La petite lumière jaune. Terrifiante infaillibilité - chez le coiffeur - des lois de l'optique.
Chez le coiffeur, pour me faire ratiboiser la tignasse que, par flemmardise, j'ai laissé croître depuis trois mois.
Tête immobile, parfois légèrement inclinée par les doigts experts du professionnel aux ciseaux parfaitement affûtés, je n'ai d'autre choix que de regarder droit devant moi. Le miroir. Et en dessous le lavabo. Qui s'entoure d'une collerette de faïence marron sur laquelle, je remarque rapidement que court une improbable petite lumière jaune. Qui clignote. Sa présence miraculeuse ne peut être le fruit du hasard - car je la vois cette lumière, je la vois de mes propres yeux, et rien ne peut venir démentir l'évidence de sa présence: il y a, sur le lavabo du coiffeur, une petite lumière jaune.
Je cherche, je cherche une cause naturelle, l'explication, celle qui fait s'écrier: ' Bon sang mais c'est bien sûr! Tout à fait logique en somme!'
Je cherche, je cherche de tout mon coeur en espérant qu'elle ne vienne pas, cette rationnelle explication.
Je cherche, soudain furieusement affamé de ce qui demeure inexpliqué.
Je cherche avide de croire à l'impossible. Avide de surnaturel. Avide de ce qui n'a pas de sens et qui, paradoxalement en donne un plus grand.
Je cherche jusqu'à ce que, tournant légèrement mon cou, je ne découvre un camion poubelle s'affairant en silence dans la rue: la lumière jaune est le simple reflet, près de moi, de son gyrophare virevoltant. Déception.

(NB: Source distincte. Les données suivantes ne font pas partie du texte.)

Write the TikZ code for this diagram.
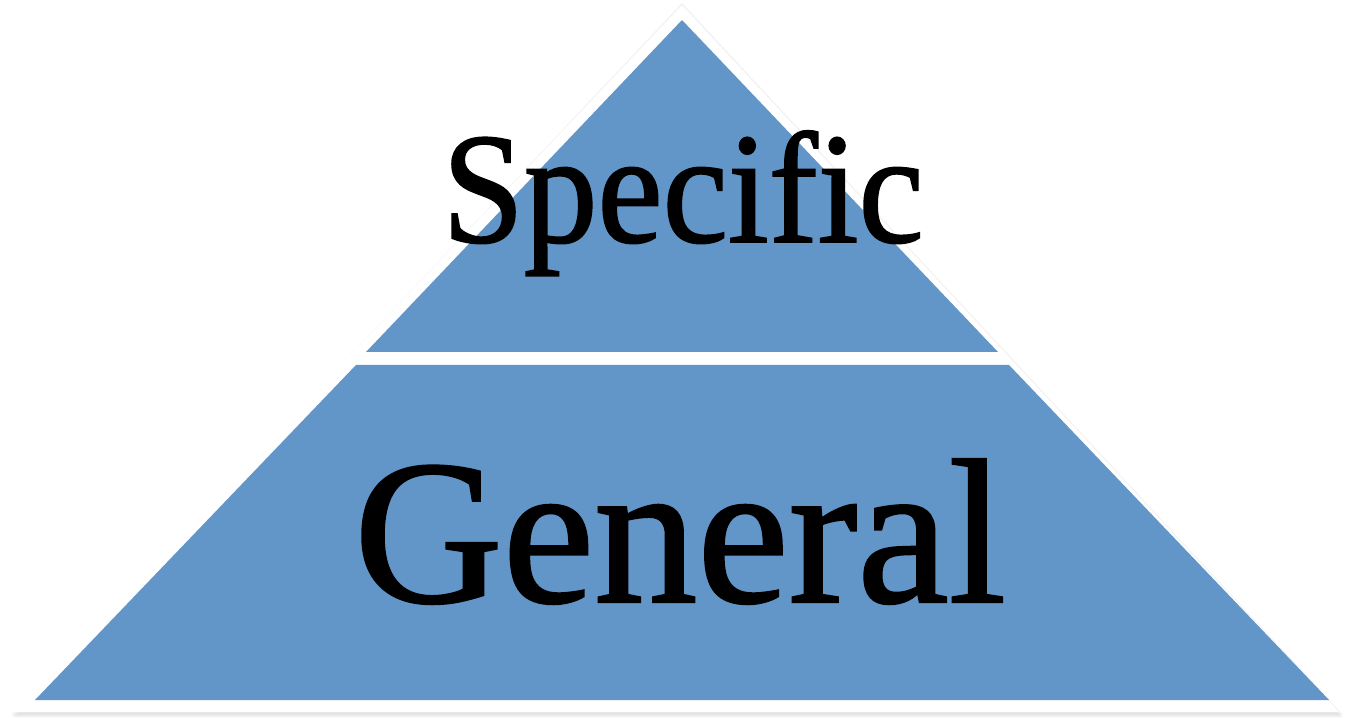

Un court moment, tandis que le coiffeur me passe un petit coup de rasoir sur les pattes - selon le terme exact - je songe à l'hégémonique puissance des lois de Descartes.
Nulle part - vous m'entendez bien 'nulle part'- nulle part où il est censé se refléter, le gyrophare n'oublie d'accomplir son optique besogne.